- [WHAT IS NEEDED]
Repeat each line exactly, leaving nothing out.

** start of RECORDED DATA **

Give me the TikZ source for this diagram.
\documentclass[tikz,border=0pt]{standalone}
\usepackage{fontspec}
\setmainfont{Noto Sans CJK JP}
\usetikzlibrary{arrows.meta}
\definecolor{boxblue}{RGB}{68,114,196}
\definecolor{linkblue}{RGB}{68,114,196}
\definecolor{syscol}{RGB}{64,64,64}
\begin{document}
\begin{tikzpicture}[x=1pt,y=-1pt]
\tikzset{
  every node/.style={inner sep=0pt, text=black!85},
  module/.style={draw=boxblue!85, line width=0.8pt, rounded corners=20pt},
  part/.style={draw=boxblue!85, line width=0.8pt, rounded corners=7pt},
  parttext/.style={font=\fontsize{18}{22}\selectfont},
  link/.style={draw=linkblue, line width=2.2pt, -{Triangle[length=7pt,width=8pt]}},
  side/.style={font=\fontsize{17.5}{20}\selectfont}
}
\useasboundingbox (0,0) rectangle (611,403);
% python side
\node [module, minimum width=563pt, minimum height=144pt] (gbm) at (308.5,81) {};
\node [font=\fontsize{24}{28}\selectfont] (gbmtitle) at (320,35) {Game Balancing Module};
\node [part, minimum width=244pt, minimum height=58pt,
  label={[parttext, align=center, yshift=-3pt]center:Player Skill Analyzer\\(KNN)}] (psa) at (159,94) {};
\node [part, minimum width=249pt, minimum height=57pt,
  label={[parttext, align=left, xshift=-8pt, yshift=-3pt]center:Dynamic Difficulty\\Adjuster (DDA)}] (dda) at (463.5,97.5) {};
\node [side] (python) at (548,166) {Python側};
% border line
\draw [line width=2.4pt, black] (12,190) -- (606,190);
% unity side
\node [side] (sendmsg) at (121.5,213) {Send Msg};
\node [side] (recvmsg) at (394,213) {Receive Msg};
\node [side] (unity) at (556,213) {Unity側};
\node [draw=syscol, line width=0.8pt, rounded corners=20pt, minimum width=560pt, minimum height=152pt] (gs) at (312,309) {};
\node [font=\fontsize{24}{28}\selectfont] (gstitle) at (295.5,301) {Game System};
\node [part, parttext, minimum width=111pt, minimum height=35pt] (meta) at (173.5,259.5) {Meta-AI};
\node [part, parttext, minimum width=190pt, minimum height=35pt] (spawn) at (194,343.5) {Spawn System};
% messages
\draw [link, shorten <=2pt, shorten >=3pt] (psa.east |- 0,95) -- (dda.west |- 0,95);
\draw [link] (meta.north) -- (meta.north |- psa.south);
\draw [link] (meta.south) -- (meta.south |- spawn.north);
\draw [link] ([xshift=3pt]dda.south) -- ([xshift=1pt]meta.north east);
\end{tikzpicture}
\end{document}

** end of RECORDED DATA **

- [THE REPLY]
Give me the TikZ source for this diagram.
\documentclass[tikz,border=0pt]{standalone}
\usepackage{fontspec}
\setmainfont{Noto Sans CJK JP}
\usetikzlibrary{arrows.meta}
\definecolor{boxblue}{RGB}{68,114,196}
\definecolor{linkblue}{RGB}{68,114,196}
\definecolor{syscol}{RGB}{64,64,64}
\begin{document}
\begin{tikzpicture}[x=1pt,y=-1pt]
\tikzset{
  every node/.style={inner sep=0pt, text=black!85},
  module/.style={draw=boxblue!85, line width=0.8pt, rounded corners=20pt},
  part/.style={draw=boxblue!85, line width=0.8pt, rounded corners=7pt},
  parttext/.style={font=\fontsize{18}{22}\selectfont},
  link/.style={draw=linkblue, line width=2.2pt, -{Triangle[length=7pt,width=8pt]}},
  side/.style={font=\fontsize{17.5}{20}\selectfont}
}
\useasboundingbox (0,0) rectangle (611,403);
% python side
\node [module, minimum width=563pt, minimum height=144pt] (gbm) at (308.5,81) {};
\node [font=\fontsize{24}{28}\selectfont] (gbmtitle) at (320,35) {Game Balancing Module};
\node [part, minimum width=244pt, minimum height=58pt,
  label={[parttext, align=center, yshift=-3pt]center:Player Skill Analyzer\\(KNN)}] (psa) at (159,94) {};
\node [part, minimum width=249pt, minimum height=57pt,
  label={[parttext, align=left, xshift=-8pt, yshift=-3pt]center:Dynamic Difficulty\\Adjuster (DDA)}] (dda) at (463.5,97.5) {};
\node [side] (python) at (548,166) {Python側};
% border line
\draw [line width=2.4pt, black] (12,190) -- (606,190);
% unity side
\node [side] (sendmsg) at (121.5,213) {Send Msg};
\node [side] (recvmsg) at (394,213) {Receive Msg};
\node [side] (unity) at (556,213) {Unity側};
\node [draw=syscol, line width=0.8pt, rounded corners=20pt, minimum width=560pt, minimum height=152pt] (gs) at (312,309) {};
\node [font=\fontsize{24}{28}\selectfont] (gstitle) at (295.5,301) {Game System};
\node [part, parttext, minimum width=111pt, minimum height=35pt] (meta) at (173.5,259.5) {Meta-AI};
\node [part, parttext, minimum width=190pt, minimum height=35pt] (spawn) at (194,343.5) {Spawn System};
% messages
\draw [link, shorten <=2pt, shorten >=3pt] (psa.east |- 0,95) -- (dda.west |- 0,95);
\draw [link] (meta.north) -- (meta.north |- psa.south);
\draw [link] (meta.south) -- (meta.south |- spawn.north);
\draw [link] ([xshift=3pt]dda.south) -- ([xshift=1pt]meta.north east);
\end{tikzpicture}
\end{document}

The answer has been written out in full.